Here’s a look at today’s headlines:

The life and legacy of three high school students – Ella Kirk, Michael Mahl and Ella Myers, who died in a small airplane crash in May of 2014, just outside of Silver City – will be depicted in a new film on Thursday, December 15 at 7:00 p.m. in Parotti Hall on the WNMU campus.  The film is titled “A Heart, A Soul, A Voice” and was shot in Silver City and in the Gila Wilderness.  The film explores the meaning and impact of their passing and the inspiration they still offer to their families and community.

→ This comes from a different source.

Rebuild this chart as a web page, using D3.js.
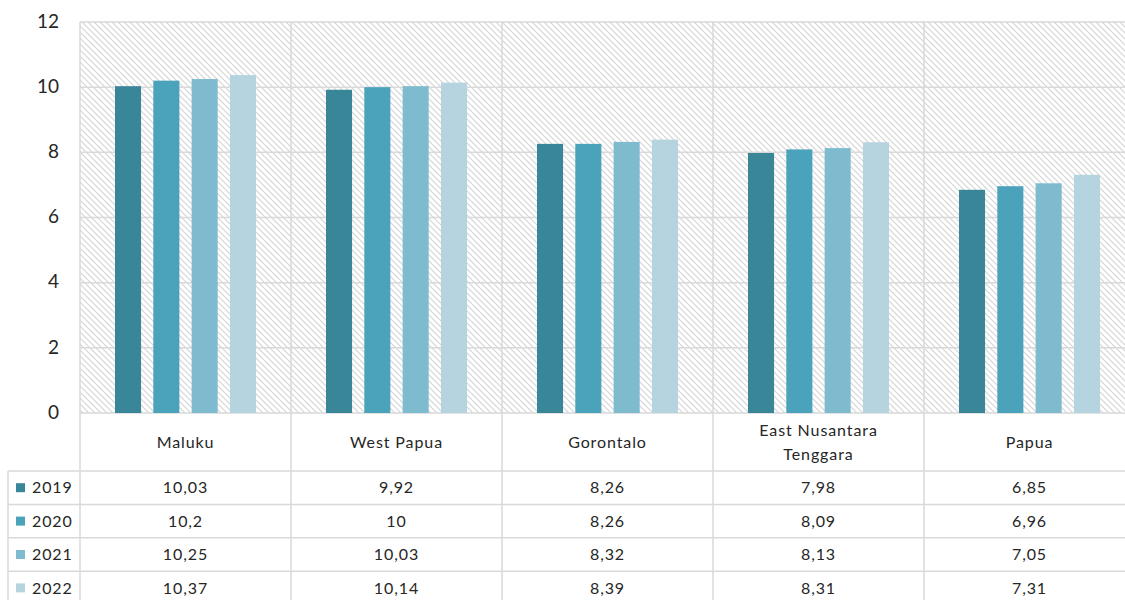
<!DOCTYPE html>
<html><head><meta charset="utf-8">
<script src="https://cdn.jsdelivr.net/npm/d3@7"></script>
<style>html,body{margin:0;padding:0;background:#fff;}svg{display:block;font-family:Lato,"Open Sans",sans-serif;}</style>
</head><body>
<svg id="c" width="1125" height="600"></svg>
<script>
const categories = ["Maluku","West Papua","Gorontalo","East Nusantara Tenggara","Papua"];
const categoryLines = [["Maluku"],["West Papua"],["Gorontalo"],["East Nusantara","Tenggara"],["Papua"]];
const years = ["2019","2020","2021","2022"];
const v2019 = [10.03, 9.92, 8.26, 7.98, 6.85];
const v2020 = [10.2, 10, 8.26, 8.09, 6.96];
const v2021 = [10.25, 10.03, 8.32, 8.13, 7.05];
const v2022 = [10.37, 10.14, 8.39, 8.31, 7.31];
const yTicks = [0,2,4,6,8,10,12];
const colors = ["#3a8699","#4aa3bb","#7fbbcf","#b5d4df"];

const seriesVals = [v2019, v2020, v2021, v2022];
const fmt = v => String(v).replace(".", ",");

const svg = d3.select("#c");
const plotL = 80, plotR = 1135, plotT = 22, plotB = 413;
const rowH = 33.4, headerBottom = 471, legendLeft = 8;
const textCol = "#262626";

const x = d3.scaleBand().domain(categories).range([plotL, plotR]).paddingInner(0).paddingOuter(0);
const xi = d3.scaleBand().domain(years).range([35, x.bandwidth() - 35]).paddingInner(0.32).paddingOuter(0);
const y = d3.scaleLinear().domain([0, 12]).range([plotB, plotT]);

// hatch pattern
const defs = svg.append("defs");
const pat = defs.append("pattern").attr("id","hatch").attr("patternUnits","userSpaceOnUse")
  .attr("width",6).attr("height",6);
pat.append("rect").attr("width",6).attr("height",6).attr("fill","#fff");
pat.append("path").attr("d","M-1,-1 L7,7 M-1,5 L1,7 M5,-1 L7,1").attr("stroke","#d4d4d4").attr("stroke-width",1.1);

svg.append("rect").attr("x",plotL).attr("y",plotT).attr("width",plotR-plotL).attr("height",plotB-plotT).attr("fill","url(#hatch)");

// gridlines
svg.append("g").selectAll("line").data(yTicks).join("line")
  .attr("x1",plotL).attr("x2",plotR).attr("y1",d=>y(d)).attr("y2",d=>y(d))
  .attr("stroke","#d9d9d9").attr("stroke-width",1.5);

// y axis labels
const yAxis = d3.axisLeft(y).tickValues(yTicks).tickSize(0).tickPadding(0).tickFormat(d3.format("d"));
const ya = svg.append("g").attr("transform",`translate(59,0)`).call(yAxis);
ya.select(".domain").remove();
ya.selectAll("text").attr("font-size",19).attr("fill",textCol).attr("font-family","Lato, sans-serif").attr("dy","0.28em");

// vertical lines (category boundaries) through plot and table
const bounds = categories.map(c => x(c)).concat([plotR]);
svg.append("g").selectAll("line").data(bounds).join("line")
  .attr("x1",d=>d).attr("x2",d=>d).attr("y1",plotT).attr("y2",600)
  .attr("stroke","#d9d9d9").attr("stroke-width",1.5);

// bars
const gBars = svg.append("g");
categories.forEach((c, ci) => {
  years.forEach((yr, si) => {
    const val = seriesVals[si][ci];
    gBars.append("rect")
      .attr("x", x(c) + xi(yr)).attr("width", xi.bandwidth())
      .attr("y", y(val)).attr("height", y(0) - y(val))
      .attr("fill", colors[si]);
  });
});

// table horizontal lines
const rowLines = d3.range(5).map(i => headerBottom + i*rowH);
svg.append("g").selectAll("line").data(rowLines).join("line")
  .attr("x1",legendLeft).attr("x2",plotR).attr("y1",d=>d).attr("y2",d=>d)
  .attr("stroke","#d9d9d9").attr("stroke-width",1.5);
svg.append("line").attr("x1",legendLeft).attr("x2",legendLeft).attr("y1",headerBottom).attr("y2",600)
  .attr("stroke","#d9d9d9").attr("stroke-width",1.5);

// category labels
const gCat = svg.append("g").attr("font-size",16).attr("letter-spacing","0.9px").attr("fill",textCol).attr("text-anchor","middle");
categories.forEach((c, ci) => {
  const lines = categoryLines[ci];
  const cx = x(c) + x.bandwidth()/2;
  const cy = (plotB + headerBottom)/2;
  lines.forEach((ln, li) => {
    gCat.append("text").attr("x",cx)
      .attr("y", cy + (li - (lines.length-1)/2)*24).attr("dy","0.35em").text(ln);
  });
});

// table values and legend
const gT = svg.append("g").attr("font-size",16).attr("letter-spacing","0.9px").attr("fill",textCol);
years.forEach((yr, si) => {
  const cy = headerBottom + si*rowH + rowH/2;
  gT.append("rect").attr("x",16).attr("y",cy-4.5).attr("width",9).attr("height",9).attr("fill",colors[si]);
  gT.append("text").attr("x",32).attr("y",cy).attr("dy","0.35em").text(yr);
  categories.forEach((c, ci) => {
    gT.append("text").attr("x", x(c)+x.bandwidth()/2).attr("y",cy).attr("dy","0.35em")
      .attr("text-anchor","middle").text(fmt(seriesVals[si][ci]));
  });
});
</script>
</body></html>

The New Mexico Central Arizona Project Entity listened to contract engineering firm AECOM Technical Service’s Phase Two kickoff presentation on Tuesday, Dec. 6, about its ongoing work to construct a diversion on the Gila River. The diversion plan is touted by its supporters as the answer to southwestern New Mexico’s current and future water needs, while opponents say that the millions of federal dollars would be better spent on smaller water conservation projects in the region.

On Nov. 18, the U.S. Fish and Wildlife Service, working with its partner agencies, the New Mexico Department of Game and Fish and the U.S. Forest Service, released two age classes of Gila trout into Mineral Creek, ranging up to a foot long. The rare yellow trout were spawned, hatched and raised in captivity in 2015 and 2016 at the service’s Mora National Fish Hatchery.

Wednesday, U.S. Senator Tom Udall welcomed the Environmental Protection Agency’s proposed rule to ban uses of the toxic chemical tricholoethylene, or TCE, under the newly reformed bipartisan chemical safety law.  It is the EPA’s first effort to ban an existing chemical since it failed in its attempts to ban asbestos in the early 1990s.  Used as a degreaser and spot remover in dry cleaning, TCE is a neurotoxin linked to cancer, developmental impacts and liver toxicity.

Senators Tom Udall and Martin Heinrich joined the Senate in voting for a bill that includes critically needed new resources for New Mexico and other states struggling to treat and prevent the growing prescription opioid abuse epidemic.  The funding was included in the health care legislation called the 21st Century Cures Act and now will be sent to the president’s desk to be signed into law.